Sebelum aturan relaksasi diberlakukan, impor bawang putih dan bawang bombai memerlukan RIPH dari Kementerian Pertanian. Selanjutnya, importir memerlukan PI dari Kementerian Perdagangan. Dengan adanya kebijakan relaksasi impor, pencatatan bawang putih dan bawang bombai yang masuk ke Tanah Air dilakukan oleh Badan Karantina Pangan Kementerian Pertanian. Pencatatan dilakukan usai pemeriksaan dokumen kesehatan di border.
(Baca: Impor Barang Modal Naik, Neraca Dagang April Defisit US$ 344 Juta)
Adapun berdasarkan data BPS, bawang putih yang masuk dari Tiongkok pada Maret 2020 mencapai 58 ribu ton, meningkat dibandingkan bulan sebelumnya 17 ribu ton. Adapun sejak Januari hingga April, total bawang putih yang masuk ke Indonesia mencapai 77 ribu ton senilai US$ 88,64 juta.
Selain bawang putih, BPS juga mencatat terjadi kenaikan impor pada peralatan transmisi dan laptop asal Tiongkok.
Selain Tiongkok, peningkatan impor juga berasal Kanada yang naik US$ 84,1 juta, Brasil US$ 80,6 juta, Amerika Serikat US$ 28,8 juta, dan Pantai Gading US$ 23,9 juta.
Sementara, impor dari Malaysia menurun US$ 155,3 juta, Hong Kong turun US$ 135,1 juta, Swiss US$ 120,4 juta, Thailand US$ 111,4 juta, dan India US$ 92,1 juta.
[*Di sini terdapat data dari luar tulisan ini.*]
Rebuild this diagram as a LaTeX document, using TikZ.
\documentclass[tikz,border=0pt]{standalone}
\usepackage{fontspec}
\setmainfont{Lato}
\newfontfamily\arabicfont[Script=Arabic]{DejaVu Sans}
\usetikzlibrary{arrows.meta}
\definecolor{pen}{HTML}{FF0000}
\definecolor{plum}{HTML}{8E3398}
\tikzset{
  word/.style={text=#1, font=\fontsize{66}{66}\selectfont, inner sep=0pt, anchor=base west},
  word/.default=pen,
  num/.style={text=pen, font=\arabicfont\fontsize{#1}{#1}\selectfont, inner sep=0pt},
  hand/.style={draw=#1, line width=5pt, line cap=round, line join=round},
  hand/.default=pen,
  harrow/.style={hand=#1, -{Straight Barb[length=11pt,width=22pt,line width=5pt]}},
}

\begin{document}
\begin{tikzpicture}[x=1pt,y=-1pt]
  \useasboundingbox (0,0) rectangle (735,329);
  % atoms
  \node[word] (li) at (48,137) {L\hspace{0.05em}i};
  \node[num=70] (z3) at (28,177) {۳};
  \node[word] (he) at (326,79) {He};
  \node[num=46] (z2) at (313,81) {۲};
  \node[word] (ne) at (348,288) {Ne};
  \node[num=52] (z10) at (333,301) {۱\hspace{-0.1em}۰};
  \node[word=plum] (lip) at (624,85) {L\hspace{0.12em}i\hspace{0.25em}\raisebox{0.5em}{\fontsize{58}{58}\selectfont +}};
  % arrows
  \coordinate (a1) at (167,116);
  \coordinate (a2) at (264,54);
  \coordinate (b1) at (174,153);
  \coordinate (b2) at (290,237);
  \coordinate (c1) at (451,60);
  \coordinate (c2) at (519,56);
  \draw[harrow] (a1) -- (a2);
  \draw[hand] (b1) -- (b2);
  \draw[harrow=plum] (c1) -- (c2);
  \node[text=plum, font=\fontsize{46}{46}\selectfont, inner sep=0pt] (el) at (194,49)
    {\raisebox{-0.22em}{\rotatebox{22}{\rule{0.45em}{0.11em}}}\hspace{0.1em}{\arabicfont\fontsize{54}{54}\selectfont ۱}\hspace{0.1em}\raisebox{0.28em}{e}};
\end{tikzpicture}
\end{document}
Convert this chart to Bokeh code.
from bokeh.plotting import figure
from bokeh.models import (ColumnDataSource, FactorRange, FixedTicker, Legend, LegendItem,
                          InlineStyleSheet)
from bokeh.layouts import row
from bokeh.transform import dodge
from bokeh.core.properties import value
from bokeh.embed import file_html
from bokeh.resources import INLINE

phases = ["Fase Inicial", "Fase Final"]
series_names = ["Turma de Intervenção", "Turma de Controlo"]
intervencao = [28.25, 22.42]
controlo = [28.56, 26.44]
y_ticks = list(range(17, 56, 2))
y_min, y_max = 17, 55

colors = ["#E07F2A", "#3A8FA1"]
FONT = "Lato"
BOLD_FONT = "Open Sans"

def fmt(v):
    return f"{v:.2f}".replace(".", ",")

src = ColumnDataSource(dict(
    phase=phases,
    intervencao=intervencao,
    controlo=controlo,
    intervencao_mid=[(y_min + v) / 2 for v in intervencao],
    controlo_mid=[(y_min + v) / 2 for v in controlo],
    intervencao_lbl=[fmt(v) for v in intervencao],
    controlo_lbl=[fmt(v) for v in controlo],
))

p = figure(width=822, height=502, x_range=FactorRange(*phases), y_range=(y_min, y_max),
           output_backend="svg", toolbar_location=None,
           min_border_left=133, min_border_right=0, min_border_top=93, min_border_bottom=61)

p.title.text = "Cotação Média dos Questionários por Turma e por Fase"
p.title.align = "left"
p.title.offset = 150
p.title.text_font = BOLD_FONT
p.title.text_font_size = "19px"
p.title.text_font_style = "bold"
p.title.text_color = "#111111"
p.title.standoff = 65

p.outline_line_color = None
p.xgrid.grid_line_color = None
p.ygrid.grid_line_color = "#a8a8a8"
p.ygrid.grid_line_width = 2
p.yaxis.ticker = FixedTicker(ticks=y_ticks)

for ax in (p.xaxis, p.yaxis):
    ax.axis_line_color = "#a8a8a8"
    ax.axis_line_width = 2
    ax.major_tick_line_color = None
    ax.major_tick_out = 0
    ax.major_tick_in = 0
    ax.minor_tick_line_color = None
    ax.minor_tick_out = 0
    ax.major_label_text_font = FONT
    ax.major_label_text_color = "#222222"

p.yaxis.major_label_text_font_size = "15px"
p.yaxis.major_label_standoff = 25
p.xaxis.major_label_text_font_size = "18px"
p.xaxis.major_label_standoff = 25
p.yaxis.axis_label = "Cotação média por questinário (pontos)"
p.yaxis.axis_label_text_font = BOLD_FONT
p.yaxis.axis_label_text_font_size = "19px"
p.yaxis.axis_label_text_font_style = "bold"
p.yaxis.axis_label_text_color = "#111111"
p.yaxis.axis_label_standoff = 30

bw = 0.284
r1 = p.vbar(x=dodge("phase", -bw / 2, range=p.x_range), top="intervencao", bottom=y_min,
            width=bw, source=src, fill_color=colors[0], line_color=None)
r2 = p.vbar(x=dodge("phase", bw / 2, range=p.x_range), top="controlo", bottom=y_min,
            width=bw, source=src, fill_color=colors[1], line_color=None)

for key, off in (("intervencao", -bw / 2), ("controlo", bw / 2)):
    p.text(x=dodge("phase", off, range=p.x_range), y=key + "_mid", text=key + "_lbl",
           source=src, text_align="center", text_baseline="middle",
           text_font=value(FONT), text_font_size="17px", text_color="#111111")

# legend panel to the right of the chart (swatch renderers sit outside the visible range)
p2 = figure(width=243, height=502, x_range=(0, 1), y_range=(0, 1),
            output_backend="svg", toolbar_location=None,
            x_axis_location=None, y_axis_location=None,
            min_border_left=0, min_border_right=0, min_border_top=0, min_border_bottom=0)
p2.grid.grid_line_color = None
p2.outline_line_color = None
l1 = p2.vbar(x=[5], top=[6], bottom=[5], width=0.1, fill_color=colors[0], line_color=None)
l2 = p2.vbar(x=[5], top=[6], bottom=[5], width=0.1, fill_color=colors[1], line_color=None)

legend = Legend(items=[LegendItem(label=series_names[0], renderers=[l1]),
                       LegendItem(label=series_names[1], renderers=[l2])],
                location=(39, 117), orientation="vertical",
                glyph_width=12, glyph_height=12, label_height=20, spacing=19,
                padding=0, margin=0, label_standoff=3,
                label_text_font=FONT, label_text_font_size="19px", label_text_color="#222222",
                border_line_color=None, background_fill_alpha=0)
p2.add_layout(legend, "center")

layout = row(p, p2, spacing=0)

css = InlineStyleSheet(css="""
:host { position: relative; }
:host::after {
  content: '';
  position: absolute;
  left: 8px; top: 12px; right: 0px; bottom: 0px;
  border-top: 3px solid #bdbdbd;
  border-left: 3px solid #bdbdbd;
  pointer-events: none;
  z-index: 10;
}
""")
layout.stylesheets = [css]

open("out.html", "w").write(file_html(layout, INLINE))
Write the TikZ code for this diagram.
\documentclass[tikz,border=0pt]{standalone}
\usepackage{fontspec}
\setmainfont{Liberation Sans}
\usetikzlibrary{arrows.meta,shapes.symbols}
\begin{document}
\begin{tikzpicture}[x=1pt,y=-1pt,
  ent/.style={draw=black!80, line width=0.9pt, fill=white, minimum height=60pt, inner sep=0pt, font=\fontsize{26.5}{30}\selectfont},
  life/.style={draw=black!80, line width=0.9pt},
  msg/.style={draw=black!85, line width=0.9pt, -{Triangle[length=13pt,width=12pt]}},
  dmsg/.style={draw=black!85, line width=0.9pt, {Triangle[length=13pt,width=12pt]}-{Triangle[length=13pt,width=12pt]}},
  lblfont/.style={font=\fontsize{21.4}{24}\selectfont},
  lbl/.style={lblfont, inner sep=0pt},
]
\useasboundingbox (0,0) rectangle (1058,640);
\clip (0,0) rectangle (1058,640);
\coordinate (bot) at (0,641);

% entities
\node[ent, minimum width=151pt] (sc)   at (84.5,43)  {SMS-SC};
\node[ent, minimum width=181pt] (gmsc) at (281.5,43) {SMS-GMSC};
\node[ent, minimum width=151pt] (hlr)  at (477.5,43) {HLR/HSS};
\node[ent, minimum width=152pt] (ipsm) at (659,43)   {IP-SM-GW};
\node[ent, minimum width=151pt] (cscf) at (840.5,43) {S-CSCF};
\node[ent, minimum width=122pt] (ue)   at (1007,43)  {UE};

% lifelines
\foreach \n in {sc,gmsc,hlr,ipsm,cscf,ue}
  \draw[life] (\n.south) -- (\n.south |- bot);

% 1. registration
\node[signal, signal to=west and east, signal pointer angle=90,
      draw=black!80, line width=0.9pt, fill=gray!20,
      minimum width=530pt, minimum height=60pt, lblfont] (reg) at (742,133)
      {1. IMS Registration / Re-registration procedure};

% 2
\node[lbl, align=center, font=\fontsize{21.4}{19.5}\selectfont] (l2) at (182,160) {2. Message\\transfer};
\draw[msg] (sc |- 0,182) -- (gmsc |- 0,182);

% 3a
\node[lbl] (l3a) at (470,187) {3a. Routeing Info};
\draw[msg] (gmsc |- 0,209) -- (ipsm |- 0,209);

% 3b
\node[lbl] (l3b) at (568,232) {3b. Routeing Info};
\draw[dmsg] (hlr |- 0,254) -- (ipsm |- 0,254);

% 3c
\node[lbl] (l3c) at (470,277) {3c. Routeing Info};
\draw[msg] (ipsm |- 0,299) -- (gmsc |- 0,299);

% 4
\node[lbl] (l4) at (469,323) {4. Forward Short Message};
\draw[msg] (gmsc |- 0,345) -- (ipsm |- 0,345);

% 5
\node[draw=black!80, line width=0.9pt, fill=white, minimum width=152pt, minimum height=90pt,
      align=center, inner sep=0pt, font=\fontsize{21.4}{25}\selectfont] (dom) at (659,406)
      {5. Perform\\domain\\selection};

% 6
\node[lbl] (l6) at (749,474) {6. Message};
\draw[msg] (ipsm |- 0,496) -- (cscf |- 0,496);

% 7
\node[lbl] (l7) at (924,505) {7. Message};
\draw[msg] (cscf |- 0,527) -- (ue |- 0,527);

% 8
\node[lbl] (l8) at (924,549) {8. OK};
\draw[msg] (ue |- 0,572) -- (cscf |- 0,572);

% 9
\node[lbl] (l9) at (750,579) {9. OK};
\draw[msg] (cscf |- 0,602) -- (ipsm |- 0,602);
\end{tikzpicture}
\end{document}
Secara keseluruhan nilai impor Indonesia pada April mencapai US$ 12,54 miliar. Angka ini turun 6,1% dibanding Maret yang sebesar US$ 13,35 miliar, dan turun 18,58% dibanding April 2019 US$ 15,4 miliar.
Secara rinci, nilai impor migas US$ 850 juta, turun 46,83% dari Maret, dan turun 61,78% dari April 2019. Kemudian nilai impor nonmigas tercatat US$ 11,68 miliar, turun 0,53% dibanding maret dan turun 11,24% dari April 2019.
(Baca: Bawang Putih Impor 58 Ribu Ton Bakal Banjiri Pasar Awal Bulan Mei)
Menurut penggunaan barangnya, impor barang konsumsi bernilai US$ 1,22 miliar, turun 4,03% secara bulanan, dan turun 16,57% secara tahunan. Lalu impor bahan baku/penolong senilai US$ 9,36 miliar, turun 9% dari Maret dan turun 19,13% dari April 2019.
Sementara impor barang modal berhasil naik 9% secara bulanan menjadi US$ 1,96 miliar, namun turun 17,11% secara tahunan.
Berdasarkan golongan barang HS 2 Digit, impor ampas/sisa industri makanan mengalami kenaikan paling tinggi. Golongan ini naik 143,8 juta.
Disusul pupuk US$ 83,2 juta, sayuran US$ 59,5 juta, mesin dan perlengkapan elektrik US$ 56,5 juta, dan berbagai produk kimia, US$ 55,3 juta. "Dengan catatan pada golongan sayuran atau HS 07 komoditasnya adalah bawang putih dari Tiongkok," kata Suhariyanto.
Sementara itu, golongan barang yang menurun yakni logam mulia dan perhiasan/permata turun US$ 225,2 juta, senjata dan amunisi serta bagiannya US$ 186,3 juta, besi dan baja US$ 119,8 juta, kendaraan dan bagiannya US$ 101,4 juta, serta plastik dan barang dari plastik US$ 38,3 juta.
Secara kumulatif, total impor Indonesia pada Januari-April 2020 yakni sebesar US$ 51,71 miliar. Angka tersebut turun 7,78% dari US$ 56,07 miliar pada periode yang sama tahun sebelumnya.